Dixitulu, 1979 2 SCC 34 wherein this Court, while discussing the
effect of Sec. 11 of the Code of Civil Procedure on a pure question of law or a
decision given by a court without jurisdiction, opined:
"Moreover, this is a pure question of
law depending upon the interpretation of Art. 371D. If the argument holds good,
it will make the decision of the Tribunal as having been given by an authority
suffering from inherent lack of jurisdiction. Such a decision cannot be
sustained merely by the doctrine of res judicata or estoppel as urged in this
case."
Ashok Leyland Ltd. vs. State of Tamil Nadu and Anr., 2004
1 JT 289
The principle of res judicata is a
procedural provision. A jurisdictional question if wrongly decided would not
attract the principle of res judicata. When an order is passed without
jurisdiction, the same becomes a nullity. When an order is a nullity, it cannot
be supported by invoking the procedural principles like, estoppel, Waiver or res
judicata."(See also, Dwarka Prasad Agarwal (D) By LRs. and
Anr. vs. B.D. Agarwal and Ors., 2003 6 JT 398, Union of India
vs. Pramod Gupta, 2005 12 SCC 1 and National Institute of Technology
and Ors. vs. Niraj Kumar Singh, 2007 2 SCC 481).

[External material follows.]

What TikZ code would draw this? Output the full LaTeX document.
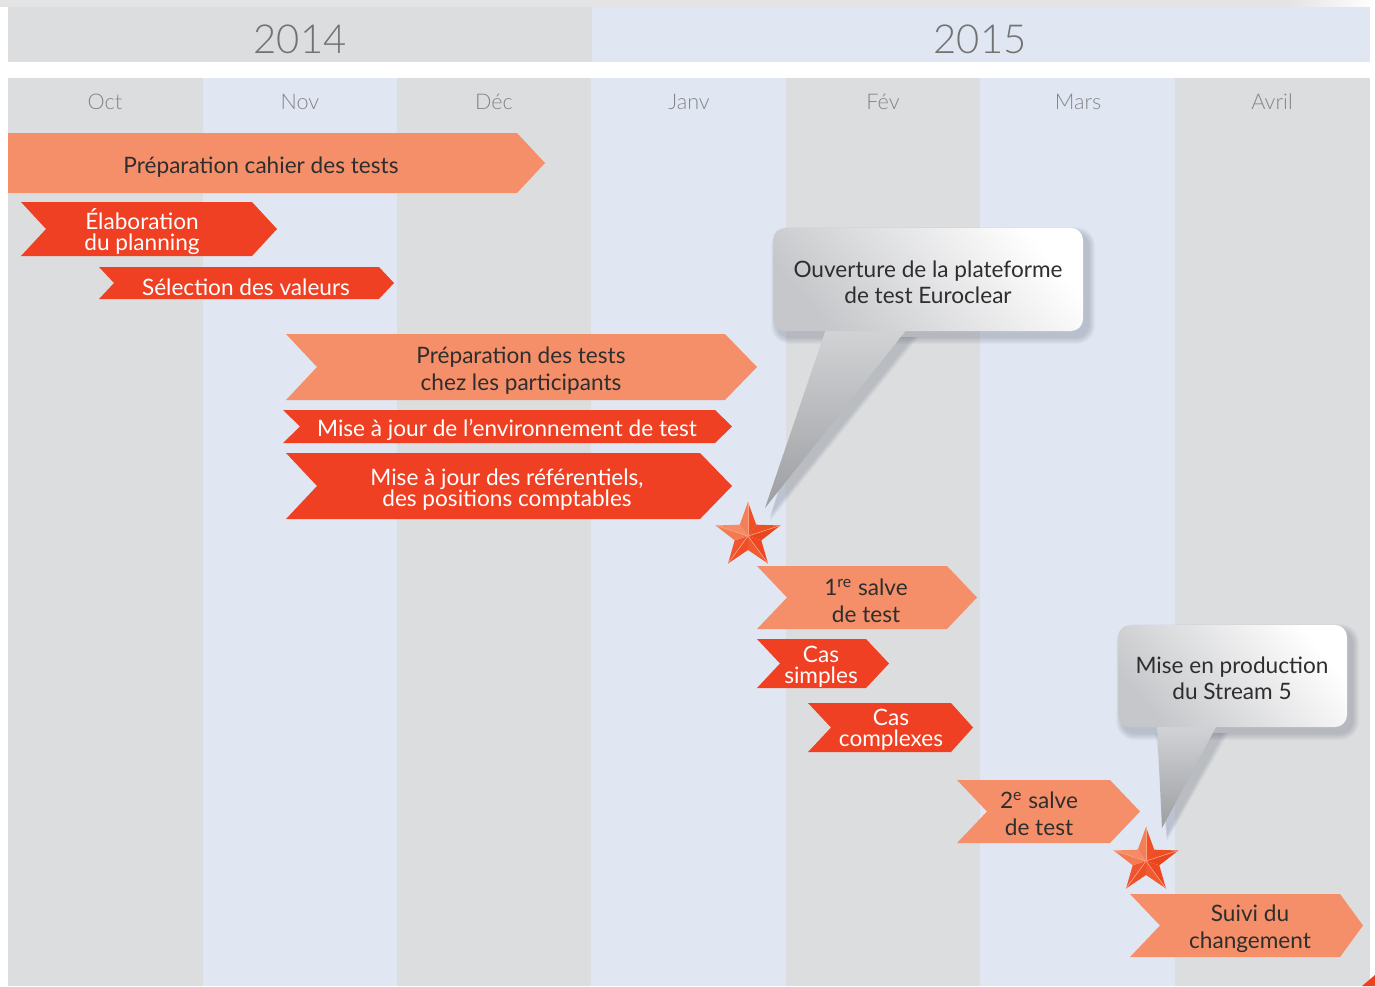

Whether Writ Court order will bar (res judicata
to) civil suit ?
Or
Whether civil suit will bar the writ remedy
under 226 on the grounds of Res Judicata?
Or
Can an issue conclusively determined in a Civil
Suit be re-opened before the writ jurisdiction (parallel proceedings)?
It is a settled proposition of law that a
decision or order given in a summary proceeding, which by an express enactment
is not appealable, and no finality was attached by the Legislature in express
terms to the order and that therefore the decision under that Act (by the
tribunal or the District Judge acting as a Tribunal) did not operate as res
judicata so as to preclude the parties from re-agitating the question in a
subsequent suit. (see, Arikapudi Balakotayya vs. Yadlapalli
Nagayyaheld, 1946 (0) AIR (Mad) 509).
Parallel proceedings is always discouraged as
it amounts to Forum Shopping, but when a substantial issue has not
attained finality because it was not decided on merits then subsequent writ or
civil suit shall not be res judicata.